The effects of not having a current bill won't be felt until Jan. 1, but, if Congress continues to hold out, the price of food, and other commodities could go up, kicking in 1290's era farm laws.
The House wants to cut roughly $39 billion from the food stamp program, while the Senate wants to cut $4 billion, according to Jim Simon with the American Sugar Cane Association. He's concerned about federal aid for farmers like him.
"From a sugar perspective, if we can just get the conference together and both agree to continue our current sugar program we'll be quite well," says Simon.
The sugar cane industry has been part of Louisiana history for 220 years. It provides three billion dollars annually and 17 thousand jobs in the state.
Without some sort of long term Farm legislation, farmer Todd Landry doesn't know if he'll have an income next year.

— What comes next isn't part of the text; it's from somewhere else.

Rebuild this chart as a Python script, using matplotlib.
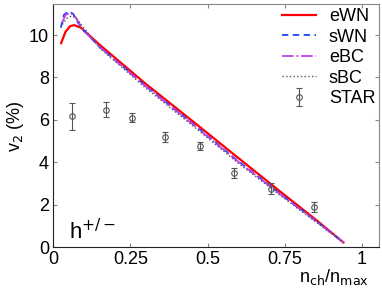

"It's the uncertainty, there's so much uncertainty in agriculture to start. We deal with mother nature, rain, too much rain, not enough rain, hurricanes, and then you have all these other issues with imports. Another level of uncertainty makes it even more difficult to operate," says Landry.
Farmers predict costs of crops for the upcoming year, going to their banks to borrow money for equipment and operation costs for the next year.
Without the bill, banks are hesitant to loan money.
"Every grower is going to go and have that heart to heart with his banker. He's going to say, 'What's going on with the farm bill? What's going to be your price this year? What's going to be your price next year?'" says Landry.
Landry says he doesn't want another extension. He feels it's a temporary fix.
In the last two years, Congress has focused on higher-profile priorities, like budget negotiations, health care and immigration reform.
If an agreement is reached, it will go to the President's desk for signature.